Given problem: Starting at the line that contains "Write the TikZ code for this diagram." and stopping after the line that contains "(0.2,-7.025) -- (25.025,-7.025);", copy the lines exactly. Pictures are left out.

Available records:
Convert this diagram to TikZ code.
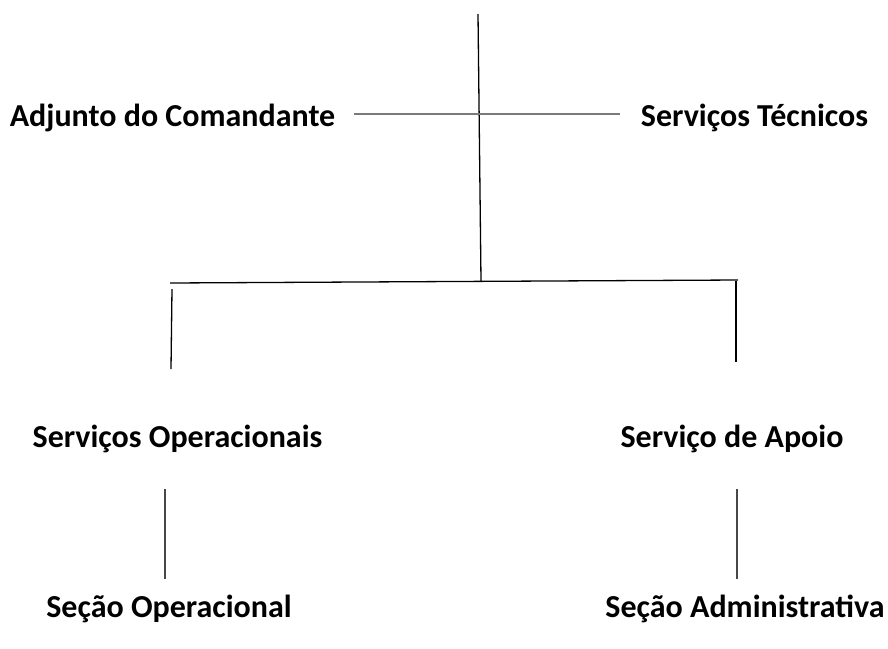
\documentclass[tikz,border=0pt]{standalone}
\usepackage{fontspec}
\setmainfont{Carlito}
\begin{document}
\begin{tikzpicture}[x=1pt,y=-1pt,
  lbl/.style={inner sep=0pt,anchor=base,font=\fontsize{32}{38}\selectfont\bfseries,text=black},
  blk/.style={draw=black,line width=1.3pt},
  gry/.style={draw=black!52,line width=1.6pt},
  dgr/.style={draw=black!72,line width=1.3pt}]
\useasboundingbox[fill=white] (0,0) rectangle (888,648);
% labels
\node[lbl] (adj) at (172.5,126) {Adjunto do Comandante};
\node[lbl] (tec) at (754.5,126) {Serviços Técnicos};
\node[lbl] (ope) at (177.5,447) {Serviços Operacionais};
\node[lbl] (apo) at (732,447) {Serviço de Apoio};
\node[lbl] (sop) at (169,617) {Seção Operacional};
\node[lbl] (sad) at (745,617) {Seção Administrativa};
% coordinates
\coordinate (top) at (478,14);
\coordinate (mid) at (481,281);
\coordinate (hl) at (170,283);
\coordinate (hr) at (738,280);
\coordinate (lt) at (172,289);
\coordinate (lb) at (171,369);
\coordinate (rt) at (736,281);
\coordinate (rb) at (736,362);
\coordinate (ga) at (354,114);
\coordinate (gb) at (620,114);
\coordinate (o1) at (165,489);
\coordinate (o2) at (165,579);
\coordinate (a1) at (737,489);
\coordinate (a2) at (737,579);
% connectors
\draw[blk] (top) -- (mid);
\draw[gry] (ga) -- (gb);
\draw[blk] (hl) -- (hr);
\draw[blk] (lt) -- (lb);
\draw[blk] (rt) -- (rb);
\draw[dgr] (o1) -- (o2);
\draw[dgr] (a1) -- (a2);
\end{tikzpicture}
\end{document}
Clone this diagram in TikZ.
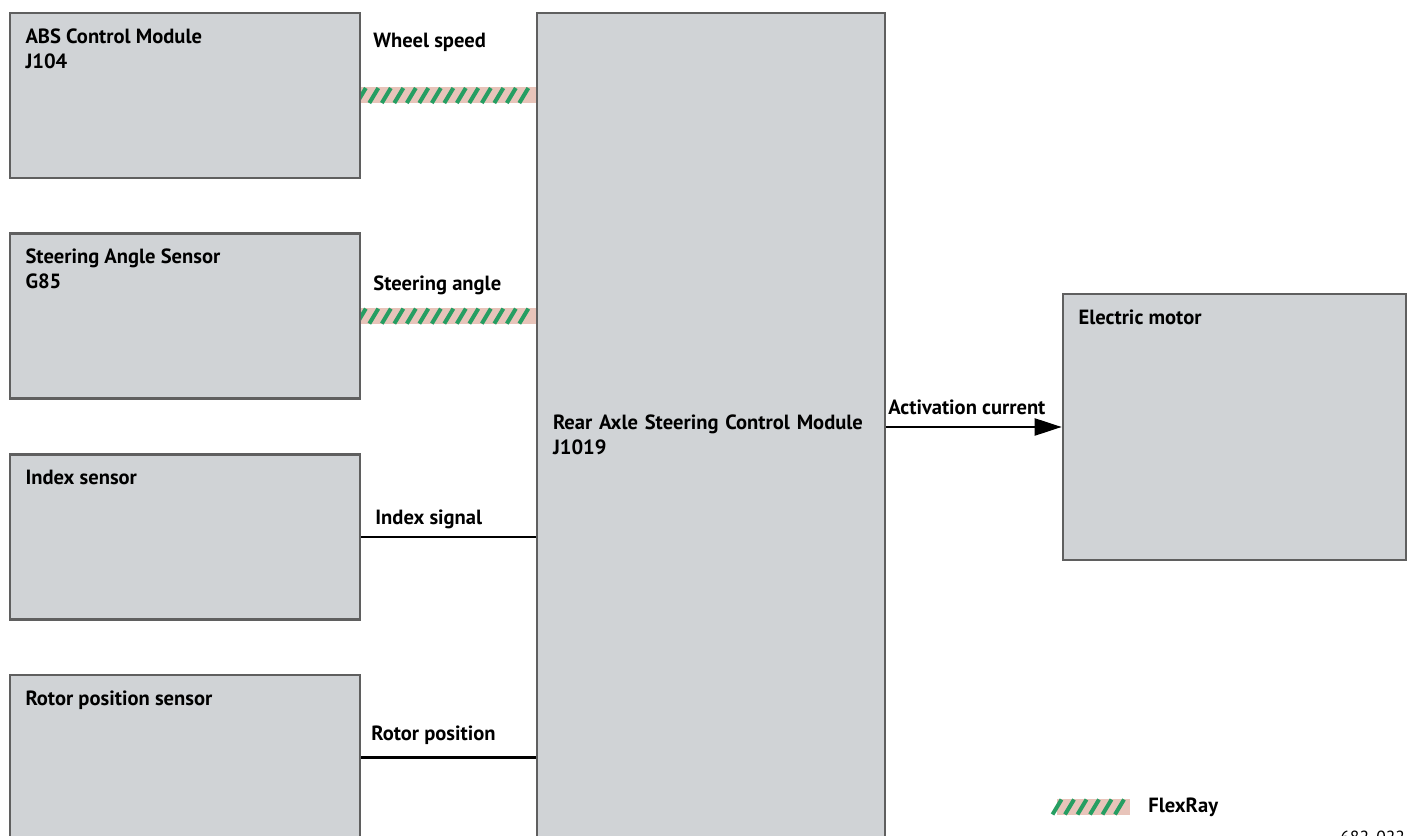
\documentclass[tikz,border=0pt]{standalone}
\usepackage{fontspec}
\setmainfont{PT Sans}
\usetikzlibrary{positioning,arrows.meta,decorations.markings,backgrounds}

\definecolor{boxgray}{RGB}{208,211,214}
\definecolor{edgegray}{RGB}{95,95,95}
\definecolor{frgreen}{RGB}{38,158,98}
\definecolor{frpink}{RGB}{232,196,186}

\begin{document}
\begin{tikzpicture}[
    node distance=1.06cm,
    font=\fontsize{11.7}{14.2}\selectfont\bfseries,
    unit/.style={rectangle, draw=edgegray, line width=1.5pt, fill=boxgray, minimum width=7cm, minimum height=3.3cm, inner sep=0pt},
    unitname/.style={anchor=north west, align=left, inner sep=0pt, xshift=0.33cm, yshift=-0.33cm},
    signal/.style={anchor=west, inner sep=0pt},
    wire/.style={line width=1.3pt},
    arrow/.style={wire, -{Triangle[length=0.54cm, width=0.34cm]}},
    flexray/.style={line width=0.32cm, draw=frpink, postaction={decorate},
        decoration={markings, mark=between positions 0 and 1 step 0.25cm with {\draw[frgreen, line width=0.08cm] (-0.09,-0.15) -- (0.09,0.15);}}}
]
\useasboundingbox (0,0) rectangle (28.16,-16.72);

% Sensors
\node[unit, label={[unitname]north west:{ABS Control Module\\J104}}] (abs) at (3.7,-1.91) {};
\node[unit, below=of abs, label={[unitname]north west:{Steering Angle Sensor\\G85}}] (sas) {};
\node[unit, below=of sas, label={[unitname]north west:{Index sensor}}] (idx) {};
\node[unit, below=of idx, label={[unitname]north west:{Rotor position sensor}}] (rps) {};

% Control module
\node[unit, minimum width=6.96cm, minimum height=16.88cm, text width=6.32cm, inner xsep=0.32cm, align=left] (ctrl) at (14.22,-8.70) {Rear Axle Steering Control Module\\J1019};

% Electric motor
\node[unit, minimum width=6.86cm, minimum height=5.32cm, label={[unitname]north west:{Electric motor}}] (motor) at (24.69,-8.54) {};

% Signal names
\node[signal] (wsp) at (7.46,-0.84) {Wheel speed};
\node[signal] (sang) at (7.46,-5.70) {Steering angle};
\node[signal] (isig) at (7.50,-10.38) {Index signal};
\node[signal] (rpos) at (7.42,-14.70) {Rotor position};
\node[signal] (acur) at (17.76,-8.14) {Activation current};

% Connections
\begin{scope}[on background layer]
\draw[flexray] (abs.east) -- (abs.east -| ctrl.west);
\draw[flexray] (sas.east) -- (sas.east -| ctrl.west);
\end{scope}
\draw[wire] (idx.east) -- (idx.east -| ctrl.west);
\draw[wire] (rps.east) -- (rps.east -| ctrl.west);
\draw[arrow] (motor.west -| ctrl.east) -- (motor.west);

% Legend
\coordinate (legA) at (21.14,-16.14);
\coordinate (legB) at (22.60,-16.14);
\draw[flexray] (legA) -- (legB);
\node[signal, right=0.36cm of legB] (legtext) {FlexRay};

% Figure number
\node[anchor=north west, inner sep=0pt, font=\fontsize{10}{12}\selectfont\mdseries] (fignum) at (26.8,-16.62) {682\_022};

\end{tikzpicture}
\end{document}
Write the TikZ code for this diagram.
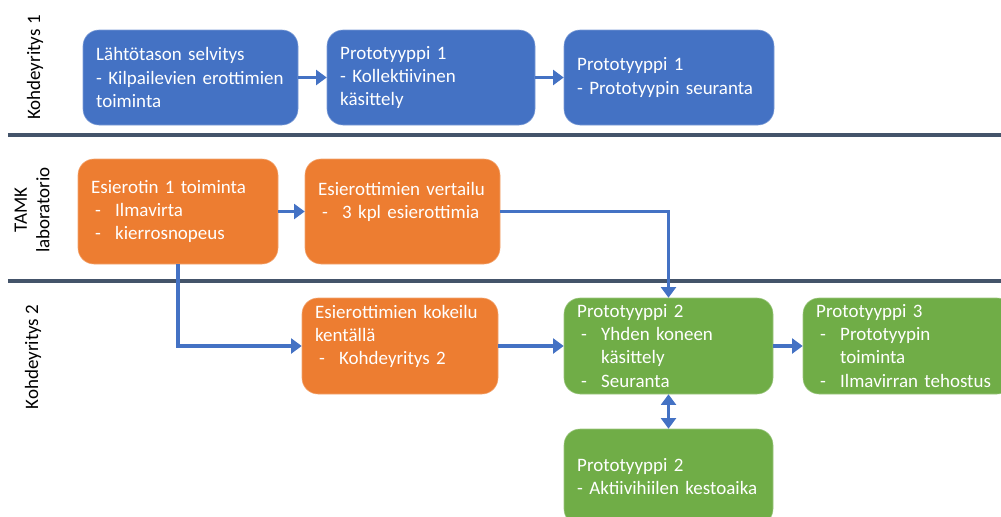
\documentclass[tikz,border=0pt]{standalone}
\usepackage{fontspec}
\setmainfont{Carlito}
\usetikzlibrary{arrows.meta}

\definecolor{officeblue}{HTML}{4472C4}
\definecolor{officeorange}{HTML}{ED7D31}
\definecolor{officegreen}{HTML}{70AD47}
\definecolor{slate}{HTML}{44546A}

\newcommand{\dashitem}{\makebox[0.6cm][l]{\hspace{0.1cm}-}}
\newcommand{\hang}{\hspace*{0.6cm}}

\tikzset{
  stage/.style={rounded corners=0.4cm, text=white, align=left, inner xsep=0.33cm, inner ysep=0pt,
    font=\fontsize{13.5}{16.4}\selectfont},
  bluestage/.style={stage, fill=officeblue, draw=officeblue!70!white},
  orangestage/.style={stage, fill=officeorange, draw=officeorange!70!white},
  greenstage/.style={stage, fill=officegreen, draw=officegreen!70!white},
  flow/.style={officeblue, line width=2.4pt, -{Triangle[length=7.5pt,width=10.5pt]}},
  lane/.style={slate, line width=2.4pt},
  lanelabel/.style={rotate=90, align=center, font=\fontsize{13.5}{16}\selectfont}
}

\begin{document}
\begin{tikzpicture}
  \useasboundingbox (0,0) rectangle (25.025,-12.9);

  % Lane labels and separators
  \node[lanelabel] (lane1) at (0.875,-1.69) {Kohdeyritys 1};
  \node[lanelabel] (lane2) at (0.8,-5.25) {TAMK\\laboratorio};
  \node[lanelabel] (lane3) at (0.825,-8.925) {Kohdeyritys 2};
  \draw[lane] (0.2,-3.375) -- (25.025,-3.375);
  \draw[lane] (0.2,-7.025) -- (25.025,-7.025);

  % Kohdeyritys 1
  \node[bluestage, text width=4.715cm, minimum height=2.375cm] (selvitys) at (4.7625,-1.9375)
    {Lähtötason selvitys\\- Kilpailevien erottimien\\toiminta};
  \node[bluestage, text width=4.54cm, minimum height=2.375cm] (protoa) at (10.775,-1.9375)
    {Prototyyppi 1\\- Kollektiivinen\\käsittely};
  \node[bluestage, text width=4.59cm, minimum height=2.375cm] (protob) at (16.725,-1.9375)
    {Prototyyppi 1\\- Prototyypin seuranta};

  % TAMK laboratorio
  \node[orangestage, text width=4.34cm, minimum height=2.625cm] (esierotin) at (4.45,-5.2875)
    {Esierotin 1 toiminta\\\dashitem Ilmavirta\\\dashitem kierrosnopeus};
  \node[orangestage, text width=4.215cm, minimum height=2.625cm] (vertailu) at (10.0625,-5.2875)
    {Esierottimien vertailu\\\dashitem 3 kpl esierottimia\\~};

  % Kohdeyritys 2
  \node[orangestage, text width=4.24cm, minimum height=2.4cm] (kokeilu) at (10.0,-8.65)
    {Esierottimien kokeilu\\kentällä\\\dashitem Kohdeyritys 2\\~};
  \node[greenstage, text width=4.565cm, minimum height=2.4cm] (proto2) at (16.7125,-8.65)
    {Prototyyppi 2\\\dashitem Yhden koneen\\\hang käsittely\\\dashitem Seuranta};
  \node[greenstage, text width=4.59cm, minimum height=2.4cm] (proto3) at (22.7,-8.65)
    {Prototyyppi 3\\\dashitem Prototyypin\\\hang toiminta\\\dashitem Ilmavirran tehostus};
  \node[greenstage, text width=4.565cm, minimum height=2.4cm] (proto2b) at (16.7125,-11.925)
    {Prototyyppi 2\\- Aktiivihiilen kestoaika};

  % Connectors
  \draw[flow] (selvitys) -- (protoa);
  \draw[flow] (protoa) -- (protob);
  \draw[flow] (esierotin) -- (vertailu);
  \draw[flow] (vertailu.east) -| (proto2.north);
  \draw[flow] (esierotin.south) |- (kokeilu.west);
  \draw[flow] (kokeilu) -- (proto2);
  \draw[flow] (proto2) -- (proto3);
  \draw[flow, {Triangle[length=7.5pt,width=10.5pt]}-{Triangle[length=7.5pt,width=10.5pt]}] (proto2) -- (proto2b);
\end{tikzpicture}
\end{document}
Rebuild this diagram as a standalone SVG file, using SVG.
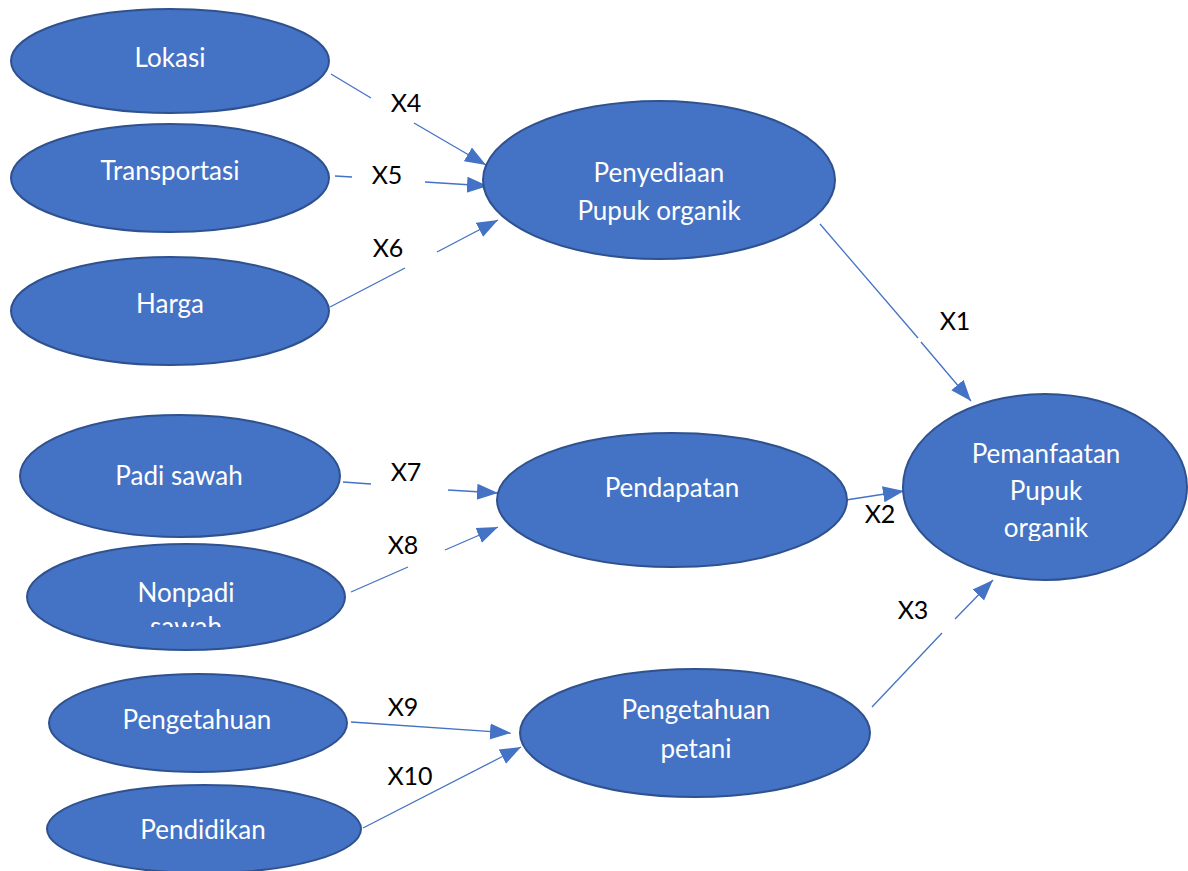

Answer:
Write the TikZ code for this diagram.
\documentclass[tikz,border=0pt]{standalone}
\usepackage{fontspec}
\setmainfont{Carlito}
\usetikzlibrary{arrows.meta}

\definecolor{officeblue}{HTML}{4472C4}
\definecolor{officeorange}{HTML}{ED7D31}
\definecolor{officegreen}{HTML}{70AD47}
\definecolor{slate}{HTML}{44546A}

\newcommand{\dashitem}{\makebox[0.6cm][l]{\hspace{0.1cm}-}}
\newcommand{\hang}{\hspace*{0.6cm}}

\tikzset{
  stage/.style={rounded corners=0.4cm, text=white, align=left, inner xsep=0.33cm, inner ysep=0pt,
    font=\fontsize{13.5}{16.4}\selectfont},
  bluestage/.style={stage, fill=officeblue, draw=officeblue!70!white},
  orangestage/.style={stage, fill=officeorange, draw=officeorange!70!white},
  greenstage/.style={stage, fill=officegreen, draw=officegreen!70!white},
  flow/.style={officeblue, line width=2.4pt, -{Triangle[length=7.5pt,width=10.5pt]}},
  lane/.style={slate, line width=2.4pt},
  lanelabel/.style={rotate=90, align=center, font=\fontsize{13.5}{16}\selectfont}
}

\begin{document}
\begin{tikzpicture}
  \useasboundingbox (0,0) rectangle (25.025,-12.9);

  % Lane labels and separators
  \node[lanelabel] (lane1) at (0.875,-1.69) {Kohdeyritys 1};
  \node[lanelabel] (lane2) at (0.8,-5.25) {TAMK\\laboratorio};
  \node[lanelabel] (lane3) at (0.825,-8.925) {Kohdeyritys 2};
  \draw[lane] (0.2,-3.375) -- (25.025,-3.375);
  \draw[lane] (0.2,-7.025) -- (25.025,-7.025);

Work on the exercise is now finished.